[Written instruction]
Everything from the line containing "Convert this screenshot to HTML." through the line containing "dependency by year</text>" should be repeated exactly, and nothing else from the data.

::: Listing

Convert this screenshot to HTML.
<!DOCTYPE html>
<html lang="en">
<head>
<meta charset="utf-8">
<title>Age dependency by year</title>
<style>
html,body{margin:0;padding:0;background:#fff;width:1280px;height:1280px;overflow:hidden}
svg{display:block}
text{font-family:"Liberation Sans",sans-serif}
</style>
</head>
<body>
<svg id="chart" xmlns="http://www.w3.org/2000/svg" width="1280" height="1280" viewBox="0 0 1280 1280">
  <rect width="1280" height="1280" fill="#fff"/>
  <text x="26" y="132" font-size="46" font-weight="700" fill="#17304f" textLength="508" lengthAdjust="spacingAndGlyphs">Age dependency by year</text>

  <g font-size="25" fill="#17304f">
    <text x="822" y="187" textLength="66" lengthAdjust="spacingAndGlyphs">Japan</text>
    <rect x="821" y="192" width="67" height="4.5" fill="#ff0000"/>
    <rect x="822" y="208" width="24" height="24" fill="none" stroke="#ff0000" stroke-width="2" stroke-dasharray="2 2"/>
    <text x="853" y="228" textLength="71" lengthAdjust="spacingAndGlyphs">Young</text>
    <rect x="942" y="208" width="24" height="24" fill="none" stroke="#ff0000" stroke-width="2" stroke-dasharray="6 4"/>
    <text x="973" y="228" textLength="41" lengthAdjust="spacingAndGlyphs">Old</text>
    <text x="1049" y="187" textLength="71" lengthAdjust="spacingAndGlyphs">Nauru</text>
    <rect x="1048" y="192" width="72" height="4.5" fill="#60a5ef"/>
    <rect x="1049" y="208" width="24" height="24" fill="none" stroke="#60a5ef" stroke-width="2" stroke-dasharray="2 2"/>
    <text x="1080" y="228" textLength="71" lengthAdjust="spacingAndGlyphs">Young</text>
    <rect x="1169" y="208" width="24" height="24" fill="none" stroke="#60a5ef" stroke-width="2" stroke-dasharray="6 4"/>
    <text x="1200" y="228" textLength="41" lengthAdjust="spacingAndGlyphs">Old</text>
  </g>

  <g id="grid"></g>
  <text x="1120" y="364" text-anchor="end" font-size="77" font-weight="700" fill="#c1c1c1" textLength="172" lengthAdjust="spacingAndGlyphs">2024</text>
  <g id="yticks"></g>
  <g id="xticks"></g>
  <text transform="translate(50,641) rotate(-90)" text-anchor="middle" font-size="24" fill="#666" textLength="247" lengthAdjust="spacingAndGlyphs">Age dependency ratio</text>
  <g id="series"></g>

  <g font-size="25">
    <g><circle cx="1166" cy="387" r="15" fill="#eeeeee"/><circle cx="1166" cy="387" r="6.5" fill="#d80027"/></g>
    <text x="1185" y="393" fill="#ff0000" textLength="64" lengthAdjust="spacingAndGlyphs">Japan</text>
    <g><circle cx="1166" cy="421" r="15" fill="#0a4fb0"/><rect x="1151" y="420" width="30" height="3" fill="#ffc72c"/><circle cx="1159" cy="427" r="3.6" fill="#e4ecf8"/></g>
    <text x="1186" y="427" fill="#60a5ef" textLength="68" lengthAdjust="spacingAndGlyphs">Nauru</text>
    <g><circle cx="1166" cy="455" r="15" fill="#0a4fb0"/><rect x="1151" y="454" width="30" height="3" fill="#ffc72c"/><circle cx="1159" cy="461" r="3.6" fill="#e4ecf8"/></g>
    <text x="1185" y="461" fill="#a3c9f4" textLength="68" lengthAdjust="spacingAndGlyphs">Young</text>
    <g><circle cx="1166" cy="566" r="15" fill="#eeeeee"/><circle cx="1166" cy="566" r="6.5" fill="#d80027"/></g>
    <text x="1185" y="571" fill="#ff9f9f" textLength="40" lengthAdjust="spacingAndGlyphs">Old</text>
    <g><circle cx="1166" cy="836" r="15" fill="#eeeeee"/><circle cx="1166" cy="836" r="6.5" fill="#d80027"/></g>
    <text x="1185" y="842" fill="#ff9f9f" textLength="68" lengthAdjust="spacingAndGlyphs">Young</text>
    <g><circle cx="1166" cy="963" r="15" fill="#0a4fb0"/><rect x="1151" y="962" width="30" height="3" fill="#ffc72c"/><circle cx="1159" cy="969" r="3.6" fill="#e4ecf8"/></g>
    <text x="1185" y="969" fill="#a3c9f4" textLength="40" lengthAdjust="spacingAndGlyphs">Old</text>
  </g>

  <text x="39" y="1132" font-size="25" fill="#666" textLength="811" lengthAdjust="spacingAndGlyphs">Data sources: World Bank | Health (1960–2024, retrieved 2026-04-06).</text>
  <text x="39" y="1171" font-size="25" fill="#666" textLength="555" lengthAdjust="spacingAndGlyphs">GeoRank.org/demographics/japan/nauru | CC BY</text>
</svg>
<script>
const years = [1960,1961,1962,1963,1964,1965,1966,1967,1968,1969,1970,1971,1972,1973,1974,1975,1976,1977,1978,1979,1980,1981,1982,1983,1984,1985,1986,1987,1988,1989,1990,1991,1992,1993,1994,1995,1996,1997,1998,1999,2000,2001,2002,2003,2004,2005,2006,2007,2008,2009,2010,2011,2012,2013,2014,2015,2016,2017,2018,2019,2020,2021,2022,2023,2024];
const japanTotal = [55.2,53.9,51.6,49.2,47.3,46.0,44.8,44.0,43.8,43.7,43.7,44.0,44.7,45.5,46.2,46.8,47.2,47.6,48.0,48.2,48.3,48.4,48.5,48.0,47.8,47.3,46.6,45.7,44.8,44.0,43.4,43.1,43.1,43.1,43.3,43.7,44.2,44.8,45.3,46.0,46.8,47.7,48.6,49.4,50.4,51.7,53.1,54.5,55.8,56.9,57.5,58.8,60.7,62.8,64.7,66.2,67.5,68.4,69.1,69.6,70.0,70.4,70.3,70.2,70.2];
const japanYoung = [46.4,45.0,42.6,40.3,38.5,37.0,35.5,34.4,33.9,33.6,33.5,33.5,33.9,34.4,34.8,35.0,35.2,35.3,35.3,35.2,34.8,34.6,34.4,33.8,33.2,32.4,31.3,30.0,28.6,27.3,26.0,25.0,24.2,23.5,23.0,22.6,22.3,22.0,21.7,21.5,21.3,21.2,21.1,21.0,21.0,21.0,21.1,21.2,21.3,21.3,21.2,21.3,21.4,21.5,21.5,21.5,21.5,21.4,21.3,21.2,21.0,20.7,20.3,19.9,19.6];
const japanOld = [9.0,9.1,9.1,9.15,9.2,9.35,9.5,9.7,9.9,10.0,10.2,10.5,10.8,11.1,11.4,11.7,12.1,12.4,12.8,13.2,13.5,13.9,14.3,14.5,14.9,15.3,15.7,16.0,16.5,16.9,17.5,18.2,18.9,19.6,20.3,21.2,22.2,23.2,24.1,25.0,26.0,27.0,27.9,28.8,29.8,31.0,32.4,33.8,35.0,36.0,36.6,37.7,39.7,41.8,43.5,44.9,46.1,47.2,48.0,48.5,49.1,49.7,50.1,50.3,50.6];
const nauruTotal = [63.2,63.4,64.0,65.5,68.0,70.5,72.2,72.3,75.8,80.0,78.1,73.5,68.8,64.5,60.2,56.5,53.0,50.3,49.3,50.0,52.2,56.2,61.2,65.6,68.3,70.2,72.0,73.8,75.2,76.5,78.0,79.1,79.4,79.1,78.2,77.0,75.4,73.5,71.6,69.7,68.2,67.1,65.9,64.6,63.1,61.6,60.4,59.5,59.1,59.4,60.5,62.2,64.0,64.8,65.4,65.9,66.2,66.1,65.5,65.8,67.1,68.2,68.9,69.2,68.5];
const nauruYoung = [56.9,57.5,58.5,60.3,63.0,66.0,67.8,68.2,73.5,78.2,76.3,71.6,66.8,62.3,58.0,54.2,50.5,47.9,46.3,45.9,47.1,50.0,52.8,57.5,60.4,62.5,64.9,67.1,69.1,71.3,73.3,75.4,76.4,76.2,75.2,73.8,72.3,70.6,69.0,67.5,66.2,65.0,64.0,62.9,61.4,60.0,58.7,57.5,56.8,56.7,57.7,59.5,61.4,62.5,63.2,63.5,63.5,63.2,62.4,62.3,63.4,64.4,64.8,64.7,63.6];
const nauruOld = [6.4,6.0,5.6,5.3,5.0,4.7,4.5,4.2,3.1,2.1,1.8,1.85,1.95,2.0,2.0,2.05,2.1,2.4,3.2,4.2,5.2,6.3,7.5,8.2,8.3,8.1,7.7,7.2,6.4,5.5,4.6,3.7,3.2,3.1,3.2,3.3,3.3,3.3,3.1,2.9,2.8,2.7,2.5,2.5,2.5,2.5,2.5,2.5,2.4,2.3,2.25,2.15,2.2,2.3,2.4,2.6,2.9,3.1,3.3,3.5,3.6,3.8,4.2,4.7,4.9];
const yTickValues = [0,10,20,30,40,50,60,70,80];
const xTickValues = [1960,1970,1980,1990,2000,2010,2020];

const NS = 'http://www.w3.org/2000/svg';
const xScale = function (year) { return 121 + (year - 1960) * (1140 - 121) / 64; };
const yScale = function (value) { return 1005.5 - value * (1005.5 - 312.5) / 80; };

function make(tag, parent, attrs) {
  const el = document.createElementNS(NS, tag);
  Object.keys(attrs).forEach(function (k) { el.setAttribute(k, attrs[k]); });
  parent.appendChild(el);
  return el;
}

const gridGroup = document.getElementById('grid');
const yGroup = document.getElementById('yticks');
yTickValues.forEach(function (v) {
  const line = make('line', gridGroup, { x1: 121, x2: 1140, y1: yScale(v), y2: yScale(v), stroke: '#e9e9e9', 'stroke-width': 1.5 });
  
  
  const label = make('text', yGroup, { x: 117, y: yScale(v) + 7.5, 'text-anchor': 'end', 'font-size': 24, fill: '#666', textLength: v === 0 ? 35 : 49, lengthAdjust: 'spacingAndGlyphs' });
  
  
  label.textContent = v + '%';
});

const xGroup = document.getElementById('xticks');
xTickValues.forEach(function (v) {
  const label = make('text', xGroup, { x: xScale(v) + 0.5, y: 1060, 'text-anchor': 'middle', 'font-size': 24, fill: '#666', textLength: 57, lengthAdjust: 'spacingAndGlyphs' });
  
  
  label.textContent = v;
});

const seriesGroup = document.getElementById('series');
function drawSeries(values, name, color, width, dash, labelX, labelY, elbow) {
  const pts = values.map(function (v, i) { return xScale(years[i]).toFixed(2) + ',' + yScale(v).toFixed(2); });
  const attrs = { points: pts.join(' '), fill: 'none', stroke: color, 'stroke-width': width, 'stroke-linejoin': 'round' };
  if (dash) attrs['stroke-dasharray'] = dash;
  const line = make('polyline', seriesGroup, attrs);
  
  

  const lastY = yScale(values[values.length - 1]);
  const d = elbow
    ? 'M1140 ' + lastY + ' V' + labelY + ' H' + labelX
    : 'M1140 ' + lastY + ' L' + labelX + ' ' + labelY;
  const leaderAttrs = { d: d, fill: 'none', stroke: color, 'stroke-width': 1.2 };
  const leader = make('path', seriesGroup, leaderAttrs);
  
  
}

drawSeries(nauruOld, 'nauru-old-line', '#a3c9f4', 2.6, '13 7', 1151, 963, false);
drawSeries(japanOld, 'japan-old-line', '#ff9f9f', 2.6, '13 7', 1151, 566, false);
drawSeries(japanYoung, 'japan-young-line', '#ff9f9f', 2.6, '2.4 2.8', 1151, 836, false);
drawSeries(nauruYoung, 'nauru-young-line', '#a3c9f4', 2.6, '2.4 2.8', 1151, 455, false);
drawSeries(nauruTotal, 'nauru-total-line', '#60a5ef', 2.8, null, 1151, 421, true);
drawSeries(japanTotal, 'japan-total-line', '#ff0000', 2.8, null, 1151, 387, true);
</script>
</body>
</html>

::::::
::: Listing

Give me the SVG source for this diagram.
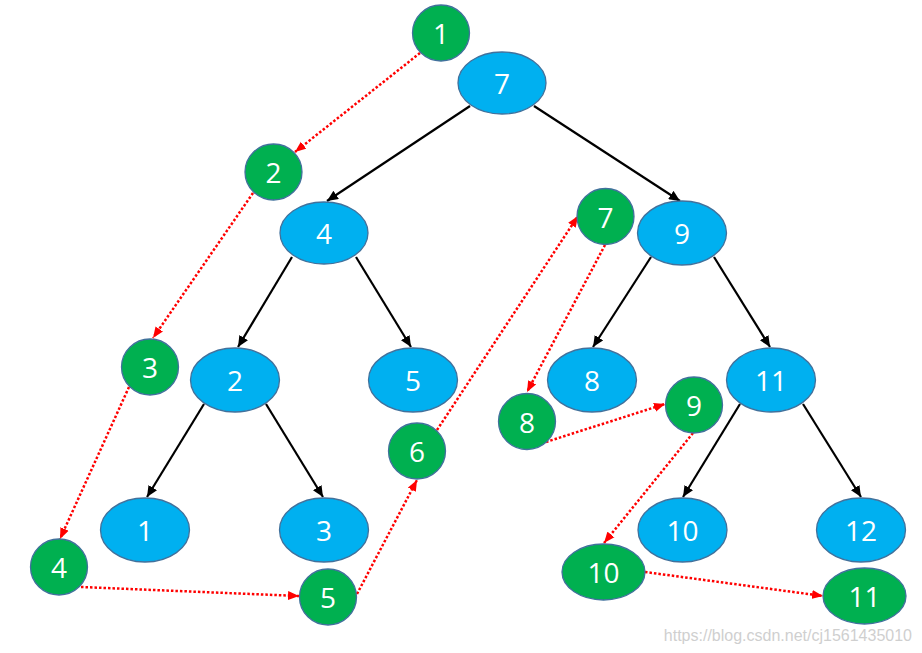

::::::

[Answer to this exercise]
Convert this screenshot to HTML.
<!DOCTYPE html>
<html lang="en">
<head>
<meta charset="utf-8">
<title>Age dependency by year</title>
<style>
html,body{margin:0;padding:0;background:#fff;width:1280px;height:1280px;overflow:hidden}
svg{display:block}
text{font-family:"Liberation Sans",sans-serif}
</style>
</head>
<body>
<svg id="chart" xmlns="http://www.w3.org/2000/svg" width="1280" height="1280" viewBox="0 0 1280 1280">
  <rect width="1280" height="1280" fill="#fff"/>
  <text x="26" y="132" font-size="46" font-weight="700" fill="#17304f" textLength="508" lengthAdjust="spacingAndGlyphs">Age dependency by year</text>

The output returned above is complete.